А по мясу не догоним мы,
…сломался у быка.
Мимо проходили пацаны, и Коля пристроился к ним: они шли купаться.
Плавать Коля не умел. Он зашел по горло в воду и, сделав шаг, скрылся под водой. Это был омут. Коля начал захлебываться, но один из пацанов схватил его за редкие волосы и вытащил на берег. Оклемавшись, Коля больше в воду не заходил и, когда ребята вдоволь накупались, пошел с ними на окраину деревни. Там, в небольшом домишке, жил Васька Жуков. Он был самый старший из всей компании — шел ему семнадцатый год — и верховодил местной пацанвой. Коля со своим соседом, тезкой, зашли к нему.
Коля сел на голбчик у печки, напротив обеденного стола, а Васька, пошептавшись с Колькой Смирдиным, сходил в комнату, взял одноствольный дробовик и, показав Коле патрон, заряженный только порохом, сказал:
– Поцелуй у котенка под хвостом.
А Колька Смирдин, взяв котенка, крутившегося около ног, протянул Коле.
– Не буду, — сказал Коля.
– Если не поцелуешь, я стрелю тебе в глаз. Считаю до трех: рас-с-с… — начал считать Васька.
Что такое ружье, Коля знал. Но никак не думал, что Васька в него может стрельнуть.
Васька с Колькой Смирдиным часто издевались над Жиганом: то сажали его на лошадь и пускали ее в галоп, то, когда ватага пацанов бродила по лесу, давили на его голове мухоморы.
Васька зарядил ружье, сел у окна на табурет и, сказав: «Два…» — стал целиться Коле в левый глаз. От конца ствола до лица Коли было два шага.

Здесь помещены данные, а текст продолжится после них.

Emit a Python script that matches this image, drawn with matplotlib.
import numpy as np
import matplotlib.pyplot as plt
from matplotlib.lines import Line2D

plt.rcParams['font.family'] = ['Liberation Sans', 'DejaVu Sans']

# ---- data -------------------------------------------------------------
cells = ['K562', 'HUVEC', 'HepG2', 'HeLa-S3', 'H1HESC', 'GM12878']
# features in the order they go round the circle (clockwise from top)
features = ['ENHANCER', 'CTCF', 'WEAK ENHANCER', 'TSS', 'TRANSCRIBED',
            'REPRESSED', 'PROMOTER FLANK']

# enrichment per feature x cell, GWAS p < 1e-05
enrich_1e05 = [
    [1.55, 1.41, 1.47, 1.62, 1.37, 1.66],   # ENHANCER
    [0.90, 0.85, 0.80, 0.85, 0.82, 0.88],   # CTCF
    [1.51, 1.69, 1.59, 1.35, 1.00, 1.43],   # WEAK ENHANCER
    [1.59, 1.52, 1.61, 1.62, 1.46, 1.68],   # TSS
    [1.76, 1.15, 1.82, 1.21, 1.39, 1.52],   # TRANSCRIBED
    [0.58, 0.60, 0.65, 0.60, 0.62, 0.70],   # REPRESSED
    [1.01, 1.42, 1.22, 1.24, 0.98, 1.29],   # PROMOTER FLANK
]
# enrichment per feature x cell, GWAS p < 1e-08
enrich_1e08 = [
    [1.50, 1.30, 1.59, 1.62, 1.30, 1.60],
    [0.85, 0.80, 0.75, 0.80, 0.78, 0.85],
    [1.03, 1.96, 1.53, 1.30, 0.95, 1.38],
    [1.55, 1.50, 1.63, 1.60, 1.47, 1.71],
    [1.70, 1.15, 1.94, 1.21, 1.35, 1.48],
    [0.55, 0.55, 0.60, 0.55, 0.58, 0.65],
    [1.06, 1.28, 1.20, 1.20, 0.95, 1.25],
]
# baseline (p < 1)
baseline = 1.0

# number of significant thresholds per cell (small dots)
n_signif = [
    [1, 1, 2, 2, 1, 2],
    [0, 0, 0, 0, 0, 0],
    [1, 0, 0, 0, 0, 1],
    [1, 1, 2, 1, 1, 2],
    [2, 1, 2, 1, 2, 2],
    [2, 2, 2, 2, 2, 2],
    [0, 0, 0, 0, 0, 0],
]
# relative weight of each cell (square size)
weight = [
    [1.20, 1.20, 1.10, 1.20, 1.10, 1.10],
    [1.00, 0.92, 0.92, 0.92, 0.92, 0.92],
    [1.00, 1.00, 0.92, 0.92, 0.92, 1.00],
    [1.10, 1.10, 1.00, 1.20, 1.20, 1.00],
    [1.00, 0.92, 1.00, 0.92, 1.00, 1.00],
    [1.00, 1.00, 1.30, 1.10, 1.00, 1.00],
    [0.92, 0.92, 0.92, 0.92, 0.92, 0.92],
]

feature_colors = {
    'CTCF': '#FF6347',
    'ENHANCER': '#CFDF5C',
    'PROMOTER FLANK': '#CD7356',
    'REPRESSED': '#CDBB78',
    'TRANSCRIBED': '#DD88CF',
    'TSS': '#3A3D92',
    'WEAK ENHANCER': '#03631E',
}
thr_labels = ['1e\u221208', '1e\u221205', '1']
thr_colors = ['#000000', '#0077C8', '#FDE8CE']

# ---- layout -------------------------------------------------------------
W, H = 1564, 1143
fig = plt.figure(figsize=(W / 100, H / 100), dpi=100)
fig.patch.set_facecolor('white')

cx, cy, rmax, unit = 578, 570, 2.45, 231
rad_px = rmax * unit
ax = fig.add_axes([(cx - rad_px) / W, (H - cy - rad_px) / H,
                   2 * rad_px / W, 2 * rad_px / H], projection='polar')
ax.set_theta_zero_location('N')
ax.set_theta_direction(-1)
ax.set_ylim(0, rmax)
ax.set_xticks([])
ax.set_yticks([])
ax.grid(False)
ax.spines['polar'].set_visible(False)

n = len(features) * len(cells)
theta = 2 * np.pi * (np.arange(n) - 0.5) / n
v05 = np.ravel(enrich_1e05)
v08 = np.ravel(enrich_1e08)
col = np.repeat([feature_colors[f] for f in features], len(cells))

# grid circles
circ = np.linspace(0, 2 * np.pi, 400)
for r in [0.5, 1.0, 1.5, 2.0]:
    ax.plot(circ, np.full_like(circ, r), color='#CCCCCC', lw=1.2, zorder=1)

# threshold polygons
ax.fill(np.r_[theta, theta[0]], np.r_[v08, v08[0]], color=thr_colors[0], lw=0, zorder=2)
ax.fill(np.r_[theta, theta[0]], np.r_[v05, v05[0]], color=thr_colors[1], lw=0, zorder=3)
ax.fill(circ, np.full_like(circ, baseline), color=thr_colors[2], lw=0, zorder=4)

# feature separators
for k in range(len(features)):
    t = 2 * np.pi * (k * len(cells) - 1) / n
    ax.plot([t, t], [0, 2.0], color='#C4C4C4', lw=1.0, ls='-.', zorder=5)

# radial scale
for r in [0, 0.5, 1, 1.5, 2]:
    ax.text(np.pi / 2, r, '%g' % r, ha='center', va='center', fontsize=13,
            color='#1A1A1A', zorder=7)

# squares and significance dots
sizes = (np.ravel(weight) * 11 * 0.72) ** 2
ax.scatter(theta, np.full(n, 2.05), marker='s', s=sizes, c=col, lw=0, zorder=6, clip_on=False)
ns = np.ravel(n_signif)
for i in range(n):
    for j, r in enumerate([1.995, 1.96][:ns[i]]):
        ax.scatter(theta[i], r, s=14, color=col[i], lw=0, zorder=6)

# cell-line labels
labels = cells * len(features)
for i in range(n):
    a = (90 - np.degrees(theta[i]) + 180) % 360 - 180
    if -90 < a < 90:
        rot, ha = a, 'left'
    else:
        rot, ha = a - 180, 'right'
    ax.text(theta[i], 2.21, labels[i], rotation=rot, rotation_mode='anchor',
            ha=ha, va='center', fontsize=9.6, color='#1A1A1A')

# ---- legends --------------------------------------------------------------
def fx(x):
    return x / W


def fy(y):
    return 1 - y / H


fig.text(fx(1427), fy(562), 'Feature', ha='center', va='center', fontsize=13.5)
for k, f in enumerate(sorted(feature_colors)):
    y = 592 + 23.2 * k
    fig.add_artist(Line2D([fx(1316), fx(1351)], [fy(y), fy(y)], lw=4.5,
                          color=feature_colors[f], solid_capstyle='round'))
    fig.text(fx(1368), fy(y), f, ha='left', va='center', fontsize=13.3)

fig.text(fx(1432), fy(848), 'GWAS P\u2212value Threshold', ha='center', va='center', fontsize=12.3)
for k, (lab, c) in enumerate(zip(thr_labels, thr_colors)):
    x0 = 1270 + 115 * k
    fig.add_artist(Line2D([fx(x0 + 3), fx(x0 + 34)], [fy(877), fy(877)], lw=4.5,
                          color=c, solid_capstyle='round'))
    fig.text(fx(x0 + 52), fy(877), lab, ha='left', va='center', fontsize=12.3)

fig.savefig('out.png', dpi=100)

Коля не моргая смотрел в отверстие ствола. Васька, сказав «три», нажал на курок. Но он промазал: целясь в упор, попал ниже глаза, в скуловую кость. Коля сознание не потерял и, посмотрев в испуганные глаза Васьки, сказал:
– Ох, Васька, тебе и будет.
Пацаны подскочили к нему, взяли под руки и вытащили на улицу. Там они стали плескать воду на рану,— а из нее хлестала кровь, — как бы надеясь смыть следы преступления. Коля потерял сознание. Мать повезла сына в новозаимковскую районную больницу. Ему сделали рентген, но рентген не показал бумажного пыжа, и хирург зашил рану вместе с пыжом. Коля в сознание не приходил, и мать повезла его в областную больницу. В Омск.

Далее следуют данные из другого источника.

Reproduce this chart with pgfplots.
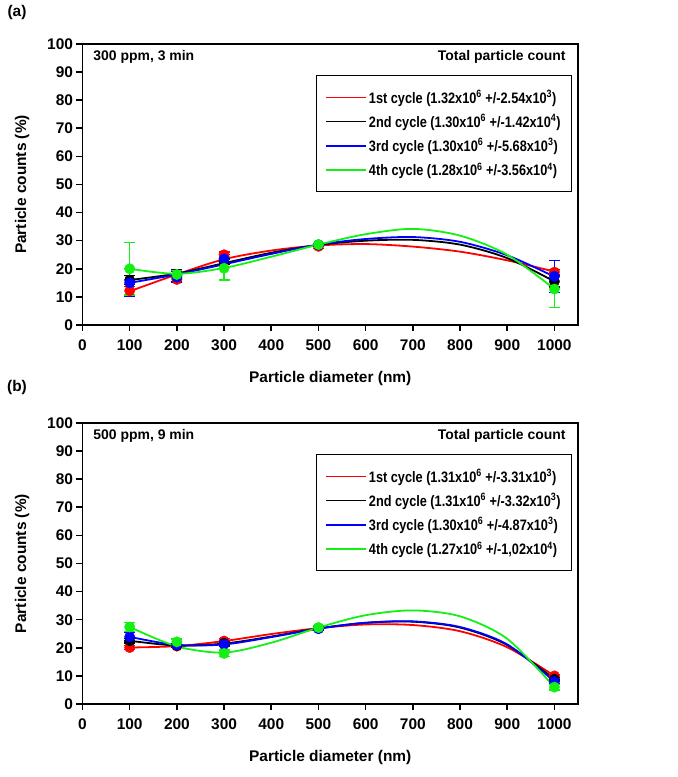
\documentclass[border=0pt]{standalone}
\usepackage{fontspec}
\setmainfont{Liberation Sans}
\newfontfamily\legfont[FakeStretch=0.84]{Liberation Sans}
\usepackage{pgfplots}
\pgfplotsset{compat=1.18}
\definecolor{cred}{RGB}{255,0,0}
\definecolor{cblack}{RGB}{0,0,0}
\definecolor{cblue}{RGB}{0,0,255}
\definecolor{cgreen}{RGB}{20,240,20}
\pgfplotsset{
  panel/.style={
    scale only axis, width=495.5bp, height=281bp,
    xmin=0, xmax=1050, ymin=0, ymax=100,
    xtick={0,100,...,1000}, ytick={0,10,...,100},
    xtick pos=bottom, ytick pos=left, tick align=outside,
    major tick length=6bp,
    axis line style={line width=1.6bp},
    every tick/.style={line width=1.6bp, black},
    tick label style={font=\fontsize{15.5}{17}\selectfont\bfseries},
    xticklabel style={yshift=-5bp},
    /pgf/number format/assume math mode=true,
    /pgf/number format/1000 sep={},
    label style={font=\fontsize{15.5}{17}\selectfont\bfseries},
    xlabel={Particle diameter (nm)}, ylabel={Particle counts (\%)},
    xlabel style={at={(axis description cs:0.5,-0.19)},anchor=center},
    ylabel style={at={(axis description cs:-0.122,0.5)},anchor=center},
    legend style={at={(rel axis cs:0.988,0.89)}, anchor=north east,
      draw=black, line width=1bp, font=\fontsize{15.2}{17}\legfont\bfseries,
      inner xsep=9bp, inner ysep=13bp, row sep=6bp, cells={anchor=west}},
    legend image code/.code={\draw[line width=1.8bp,##1] (0bp,0bp) -- (40bp,0bp);},
  },
  curve/.style={smooth, no marks, line width=1.8bp},
  pts/.style={only marks, mark=*, mark size=5.2bp, forget plot,
      error bars/y dir=both, error bars/y explicit,
      error bars/error bar style={line width=1.2bp},
      error bars/error mark options={line width=1.2bp, mark size=5.5bp, rotate=90}},
}
\begin{document}
\begin{tikzpicture}
\path[use as bounding box] (0,0) rectangle (678bp,777bp);
\node[font=\fontsize{15.5}{17}\selectfont\bfseries] at (17bp,764bp) {(a)};
\node[font=\fontsize{15.5}{17}\selectfont\bfseries] at (17bp,389bp) {(b)};
% ---------------- (a)
\begin{axis}[panel, at={(82.5bp,452bp)}, anchor=south west]
\addplot[curve, color=cred] coordinates {(100,12.0)(200,18.0)(300,23.4)(400,26.5)(500,28.3)(600,28.8)(700,27.9)(800,26.1)(900,23.0)(1000,19.0)};
\addlegendentry{1st cycle (1.32x10\textsuperscript{6} +/-2.54x10\textsuperscript{3})}
\addplot[curve, color=cblack] coordinates {(100,16.0)(200,18.3)(300,22.0)(400,25.7)(500,28.5)(600,30.0)(700,30.3)(800,28.6)(900,23.8)(1000,15.5)};
\addlegendentry{2nd cycle (1.30x10\textsuperscript{6} +/-1.42x10\textsuperscript{4})}
\addplot[curve, color=cblue] coordinates {(100,15.0)(200,18.0)(300,21.6)(400,25.3)(500,28.6)(600,30.6)(700,31.3)(800,29.6)(900,24.8)(1000,17.2)};
\addlegendentry{3rd cycle (1.30x10\textsuperscript{6} +/-5.68x10\textsuperscript{3})}
\addplot[curve, color=cgreen] coordinates {(100,20.0)(200,18.2)(300,20.3)(400,24.3)(500,28.6)(600,32.3)(700,34.2)(800,31.8)(900,25.0)(1000,12.8)};
\addlegendentry{4th cycle (1.28x10\textsuperscript{6} +/-3.56x10\textsuperscript{4})}
\addplot[pts, color=cred] coordinates {(100,12.2) +- (0,1.5) (200,16.2) +- (0,1.2) (300,25.0) +- (0,1.0) (500,28.0) +- (0,0.8) (1000,18.8) +- (0,1.0)};
\addplot[pts, color=cblack] coordinates {(100,16.0) +- (0,1.5) (200,17.5) +- (0,2.2) (300,22.5) +- (0,1.0) (500,28.5) +- (0,0.5) (1000,15.5) +- (0,2.0)};
\addplot[pts, color=cblue] coordinates {(100,15.0) +- (0,5.0) (200,17.0) +- (0,2.0) (300,23.5) +- (0,1.5) (500,28.5) +- (0,0.5) (1000,17.3) +- (0,5.7)};
\addplot[pts, color=cgreen] coordinates {(100,20.0) +- (0,9.3) (200,18.0) +- (0,1.5) (300,20.2) +- (0,4.2) (500,28.6) +- (0,0.5) (1000,12.8) +- (0,6.5)};
\node[font=\fontsize{14}{16}\selectfont\bfseries, anchor=west] at (rel axis cs:0.015,0.953) {300 ppm, 3 min};
\node[font=\fontsize{14}{16}\selectfont\bfseries, anchor=east] at (rel axis cs:0.982,0.953) {Total particle count};
\end{axis}
% ---------------- (b)
\begin{axis}[panel, at={(82.5bp,73bp)}, anchor=south west]
\addplot[curve, color=cred] coordinates {(100,20.1)(200,20.6)(300,22.4)(400,24.9)(500,27.0)(600,28.3)(700,28.1)(800,25.9)(900,20.2)(1000,10.0)};
\addlegendentry{1st cycle (1.31x10\textsuperscript{6} +/-3.31x10\textsuperscript{3})}
\addplot[curve, color=cblack] coordinates {(100,22.5)(200,20.8)(300,21.5)(400,24.0)(500,26.9)(600,28.9)(700,29.3)(800,27.2)(900,21.0)(1000,8.8)};
\addlegendentry{2nd cycle (1.31x10\textsuperscript{6} +/-3.32x10\textsuperscript{3})}
\addplot[curve, color=cblue] coordinates {(100,23.9)(200,21.0)(300,21.2)(400,23.8)(500,26.8)(600,28.9)(700,29.4)(800,27.4)(900,21.2)(1000,8.0)};
\addlegendentry{3rd cycle (1.30x10\textsuperscript{6} +/-4.87x10\textsuperscript{3})}
\addplot[curve, color=cgreen] coordinates {(100,27.4)(200,20.5)(300,18.3)(400,21.8)(500,27.2)(600,31.6)(700,33.3)(800,31.2)(900,23.2)(1000,6.0)};
\addlegendentry{4th cycle (1.27x10\textsuperscript{6} +/-1,02x10\textsuperscript{4})}
\addplot[pts, color=cred] coordinates {(100,20.1) +- (0,0.8) (200,20.6) +- (0,0.6) (300,22.4) +- (0,0.8) (500,27.0) +- (0,0.6) (1000,10.0) +- (0,0.6)};
\addplot[pts, color=cblack] coordinates {(100,22.5) +- (0,0.8) (200,20.8) +- (0,0.6) (300,21.6) +- (0,0.6) (500,26.9) +- (0,0.6) (1000,8.8) +- (0,0.6)};
\addplot[pts, color=cblue] coordinates {(100,23.9) +- (0,1.5) (200,21.0) +- (0,0.6) (300,21.2) +- (0,0.8) (500,26.8) +- (0,0.6) (1000,8.0) +- (0,0.8)};
\addplot[pts, color=cgreen] coordinates {(100,27.4) +- (0,1.5) (200,22.1) +- (0,1.0) (300,18.0) +- (0,1.2) (500,27.2) +- (0,0.7) (1000,6.0) +- (0,1.0)};
\node[font=\fontsize{14}{16}\selectfont\bfseries, anchor=west] at (rel axis cs:0.015,0.953) {500 ppm, 9 min};
\node[font=\fontsize{14}{16}\selectfont\bfseries, anchor=east] at (rel axis cs:0.982,0.953) {Total particle count};
\end{axis}
\end{tikzpicture}
\end{document}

На пятые сутки Коля пришел в сознание. Все это время мать не отходила от него и дремала на стуле. Коля спросил:
– Мама, почему я живой — а не вижу?
Медленно, очень медленно зрение возвращалось к Коле. Но только одного, правого, глаза. А рана на левом не заживала. Бумажный пыж подпер глаз снизу, и он стал вытекать. Тогда врачи сняли швы, вытащили часть пыжа и раздробленную кость. Но глаз так и вытек.
Мать выковыривала порох. Он усеял все его лицо.
Когда Колю выписали из больницы, бумажный пыж — клочок газеты — еще долго выходил из незаживающей раны.
После этого у матери стали отказывать ноги и она забывалась. Если шла в магазин, то проходила мимо него, а потом, остановившись, вспоминала, куда ей надо.
Вскоре над пацанами состоялся суд. Колька Смирдин отделался легким испугом, а Ваське Жукову дали три года. Но он, отсидев год, досрочно вышел на свободу.
Прикрытое веко левого, незрячего глаза и воронкообразный шрам чуть не на полщеки обезображивали Колино лицо. Иногда он закрывал ладонью левый глаз — из зеркала смотрел настоящий Коля. Мать не раз ему говорила, что когда она на него с правой стороны смотрит, то видит сына, а когда с левой — чужого парня. К шраму на лице сына мать привыкнуть не могла.
7
К пятидесятилетию советской власти объявили амнистию, и Ян прочитал об этом в газете. «О, хорошо, теперь меня менты за квартирную кражу не посадят. Ура! — амнистия! А об убийстве и других кражах они ни за что не докопаются», — подумал Ян и на несколько дней раньше начала осенних каникул покатил зайцем на поезде в Падун. Там он узнал, что Роберта Майера посадили. Робка еще в сентябре, приехав из Новосибирска, подрался в Падуне с незнакомым парнем. У парня упала шапка, и Робка, подняв ее, перепутал головы: заместо головы парня он надел шапку на свою. Парень заявил в милицию, и Робку за грабеж осудили на три года.